[SET EXERCISE] From the first line of the data below through the line holding "const barWidth = 0.2 // in category units", output each line exactly and leave the pictures out.
┌─ SOURCE DATA
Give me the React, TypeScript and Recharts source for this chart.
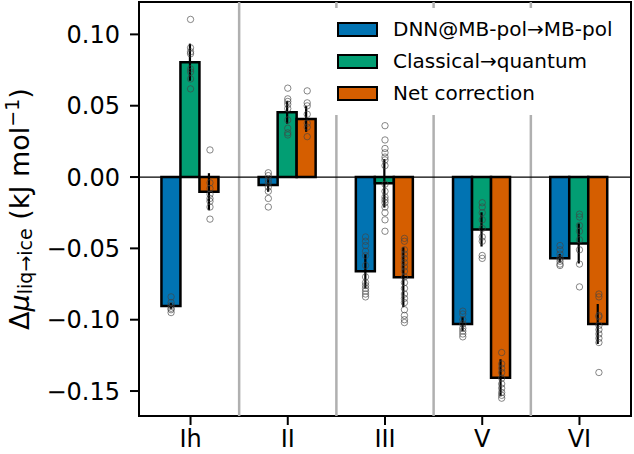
import { Bar, ComposedChart, ErrorBar, Legend, ReferenceArea, ReferenceLine, Scatter, XAxis, YAxis } from "recharts"

const phases = ["Ih", "II", "III", "V", "VI"]
const seriesNames = ["DNN@MB-pol→MB-pol", "Classical→quantum", "Net correction"]
const seriesColors = ["#0173B2", "#029E73", "#D55E00"]

// bar heights (kJ/mol) and error half-widths
const dnnMean = [-0.0904, -0.0056, -0.066, -0.103, -0.0569]
const dnnErr = [0.002, 0.0047, 0.012, 0.005, 0.003]
const quantumMean = [0.0805, 0.0454, -0.0044, -0.0367, -0.0466]
const quantumErr = [0.013, 0.008, 0.017, 0.012, 0.014]
const netMean = [-0.0103, 0.0407, -0.0702, -0.1407, -0.103]
const netErr = [0.013, 0.009, 0.021, 0.013, 0.014]

// individual runs (open circles)
const dnnSamples = [
    [-0.084, -0.088, -0.09, -0.092, -0.093, -0.095],
    [0.003, 0.001, -0.002, -0.004, -0.007, -0.01, -0.015, -0.021],
    [-0.042, -0.045, -0.048, -0.052, -0.055, -0.062, -0.07, -0.074, -0.076, -0.078, -0.08, -0.082, -0.084],
    [-0.094, -0.096, -0.1, -0.103, -0.106, -0.108, -0.11, -0.112],
    [-0.048, -0.051, -0.054, -0.057, -0.059, -0.061, -0.062],
]
const quantumSamples = [
    [0.1105, 0.0906, 0.0878, 0.0864, 0.0758, 0.0737, 0.0688, 0.0618],
    [0.0623, 0.0548, 0.053, 0.051, 0.048, 0.04, 0.0342, 0.031, 0.0295],
    [0.036, 0.026, 0.02, 0.017, 0.014, 0.012, 0.008, -0.005, -0.01, -0.014, -0.016, -0.018, -0.021, -0.025, -0.03, -0.038],
    [-0.018, -0.021, -0.025, -0.03, -0.036, -0.042, -0.045, -0.055, -0.057],
    [-0.026, -0.028, -0.034, -0.038, -0.044, -0.051, -0.061, -0.077],
]
const netSamples = [
    [0.019, -0.004, -0.008, -0.012, -0.015, -0.017, -0.021, -0.0295],
    [0.0604, 0.052, 0.0499, 0.044, 0.0377, 0.035, 0.0283],
    [-0.043, -0.045, -0.051, -0.054, -0.057, -0.06, -0.063, -0.066, -0.07, -0.074, -0.078, -0.082, -0.085, -0.088, -0.093, -0.097, -0.1, -0.102],
    [-0.123, -0.131, -0.134, -0.137, -0.141, -0.145, -0.148, -0.151, -0.153, -0.155],
    [-0.082, -0.084, -0.097, -0.098, -0.104, -0.107, -0.11, -0.113, -0.116, -0.137],
]

const yTicks = [-0.15, -0.1, -0.05, 0, 0.05, 0.1]

const font = "DejaVu Sans, sans-serif"
const barWidth = 0.2 // in category units

const data = phases.map((phase, i) => ({
    phase,
    dnn: dnnMean[i],
    dnnErr: dnnErr[i],
    quantum: quantumMean[i],
    quantumErr: quantumErr[i],
    net: netMean[i],
    netErr: netErr[i],
}))

const sampleSets = [dnnSamples, quantumSamples, netSamples]
const scatterData = sampleSets.map((sets, s) =>
    sets.flatMap((vals, i) => vals.map((v) => ({ x: i + (s - 1) * barWidth, y: v })))
)

const fmt = (v: number) => (v < 0 ? "\u2212" : "") + Math.abs(v).toFixed(2)

const Circle = (p: any) => (
    <circle cx={p.cx} cy={p.cy} r={3.2} fill="none" stroke="#444" strokeOpacity={0.8} strokeWidth={0.8} />
)

const YLabel = (props: any) => {
    const vb = props.viewBox
    const cx = 19
    const cy = vb.y + vb.height / 2
    return (
        <text
            x={cx}
            y={cy}
            transform={`rotate(-90 ${cx} ${cy})`}
            textAnchor="middle"
            dominantBaseline="central"
            fontSize={27}
            fill="#000"
            fontFamily={font}
        >
            Δ<tspan fontStyle="italic">μ</tspan>
            <tspan fontSize={19} dy={6}>liq→ice</tspan>
            <tspan dy={-6}> (kJ mol</tspan>
            <tspan fontSize={19} dy={-7}>−1</tspan>
            <tspan dy={7}>)</tspan>
        </text>
    )
}

const renderLegend = () => (
    <div style={{ background: "#fff", padding: "5px 0 6px 12px", fontFamily: font, fontSize: 20, color: "#000" }}>
        {seriesNames.map((name, i) => (
            <div key={name} style={{ display: "flex", alignItems: "center", height: 32 }}>
                <span
                    style={{
                        display: "block",
                        width: 37,
                        height: 11,
                        background: seriesColors[i],
                        border: "2px solid #000",
                        marginRight: 15,
                    }}
                />
                <span>{name}</span>
            </div>
        ))}
    </div>
)

export default function App() {
    const keys = ["dnn", "quantum", "net"]
    return (
        <div style={{ position: "absolute", left: 0, top: 0, fontFamily: font }}>
            <ComposedChart
                width={634}
                height={454}
                data={data}
                margin={{ top: 2, right: 3, bottom: 0, left: 0 }}
                barCategoryGap="20%"
                barGap={0}
            >
                <XAxis
                    xAxisId="num"
                    type="number"
                    dataKey="x"
                    domain={[-0.53, 4.53]}
                    allowDataOverflow
                    ticks={phases.map((_, i) => i)}
                    tickFormatter={(v) => phases[v]}
                    height={38}
                    axisLine={false}
                    tickSize={9}
                    tickMargin={5}
                    tickLine={{ stroke: "#000", strokeWidth: 2 }}
                    tick={{ fill: "#000", fontSize: 24 }}
                />
                <XAxis xAxisId="cat" dataKey="phase" hide height={0} padding={{ left: 3, right: 3 }} />
                <YAxis
                    type="number"
                    domain={[-0.1675, 0.1227]}
                    allowDataOverflow
                    ticks={yTicks}
                    tickFormatter={fmt}
                    width={139}
                    axisLine={false}
                    tickSize={9}
                    tickMargin={10}
                    tickLine={{ stroke: "#000", strokeWidth: 2 }}
                    tick={{ fill: "#000", fontSize: 24 }}
                    label={{ content: YLabel }}
                />
                {phases.slice(1).map((_, i) => (
                    <ReferenceLine key={i} xAxisId="num" x={i + 0.5} stroke="#b0b0b0" strokeWidth={2.5} />
                ))}
                <ReferenceLine xAxisId="num" y={0} stroke="#000" strokeWidth={1.3} />
                {keys.map((k, s) => (
                    <Bar
                        key={k}
                        xAxisId="cat"
                        dataKey={k}
                        fill={seriesColors[s]}
                        stroke="#000"
                        strokeWidth={2.5}
                        isAnimationActive={false}
                    >
                        <ErrorBar dataKey={`${k}Err`} width={0} stroke="#000" strokeWidth={2.2} />
                    </Bar>
                ))}
                {scatterData.map((pts, s) => (
                    <Scatter
                        key={s}
                        xAxisId="num"
                        data={pts}
                        dataKey="y"
                        shape={Circle}
                        isAnimationActive={false}
                    />
                ))}
                <ReferenceArea
                    xAxisId="num"
                    x1={-0.53}
                    x2={4.53}
                    y1={-0.1675}
                    y2={0.1227}
                    fill="none"
                    fillOpacity={0}
                    stroke="#000"
                    strokeWidth={2}
                    ifOverflow="visible"
                />
                <Legend
                    content={renderLegend}
                    layout="vertical"
                    align="center"
                    verticalAlign="middle"
                    wrapperStyle={{ top: 8, left: 325, width: 300 }}
                />
            </ComposedChart>
        </div>
    )
}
└─
[THE OUTPUT]
Give me the React, TypeScript and Recharts source for this chart.
import { Bar, ComposedChart, ErrorBar, Legend, ReferenceArea, ReferenceLine, Scatter, XAxis, YAxis } from "recharts"

const phases = ["Ih", "II", "III", "V", "VI"]
const seriesNames = ["DNN@MB-pol→MB-pol", "Classical→quantum", "Net correction"]
const seriesColors = ["#0173B2", "#029E73", "#D55E00"]

// bar heights (kJ/mol) and error half-widths
const dnnMean = [-0.0904, -0.0056, -0.066, -0.103, -0.0569]
const dnnErr = [0.002, 0.0047, 0.012, 0.005, 0.003]
const quantumMean = [0.0805, 0.0454, -0.0044, -0.0367, -0.0466]
const quantumErr = [0.013, 0.008, 0.017, 0.012, 0.014]
const netMean = [-0.0103, 0.0407, -0.0702, -0.1407, -0.103]
const netErr = [0.013, 0.009, 0.021, 0.013, 0.014]

// individual runs (open circles)
const dnnSamples = [
    [-0.084, -0.088, -0.09, -0.092, -0.093, -0.095],
    [0.003, 0.001, -0.002, -0.004, -0.007, -0.01, -0.015, -0.021],
    [-0.042, -0.045, -0.048, -0.052, -0.055, -0.062, -0.07, -0.074, -0.076, -0.078, -0.08, -0.082, -0.084],
    [-0.094, -0.096, -0.1, -0.103, -0.106, -0.108, -0.11, -0.112],
    [-0.048, -0.051, -0.054, -0.057, -0.059, -0.061, -0.062],
]
const quantumSamples = [
    [0.1105, 0.0906, 0.0878, 0.0864, 0.0758, 0.0737, 0.0688, 0.0618],
    [0.0623, 0.0548, 0.053, 0.051, 0.048, 0.04, 0.0342, 0.031, 0.0295],
    [0.036, 0.026, 0.02, 0.017, 0.014, 0.012, 0.008, -0.005, -0.01, -0.014, -0.016, -0.018, -0.021, -0.025, -0.03, -0.038],
    [-0.018, -0.021, -0.025, -0.03, -0.036, -0.042, -0.045, -0.055, -0.057],
    [-0.026, -0.028, -0.034, -0.038, -0.044, -0.051, -0.061, -0.077],
]
const netSamples = [
    [0.019, -0.004, -0.008, -0.012, -0.015, -0.017, -0.021, -0.0295],
    [0.0604, 0.052, 0.0499, 0.044, 0.0377, 0.035, 0.0283],
    [-0.043, -0.045, -0.051, -0.054, -0.057, -0.06, -0.063, -0.066, -0.07, -0.074, -0.078, -0.082, -0.085, -0.088, -0.093, -0.097, -0.1, -0.102],
    [-0.123, -0.131, -0.134, -0.137, -0.141, -0.145, -0.148, -0.151, -0.153, -0.155],
    [-0.082, -0.084, -0.097, -0.098, -0.104, -0.107, -0.11, -0.113, -0.116, -0.137],
]

const yTicks = [-0.15, -0.1, -0.05, 0, 0.05, 0.1]

const font = "DejaVu Sans, sans-serif"
const barWidth = 0.2 // in category units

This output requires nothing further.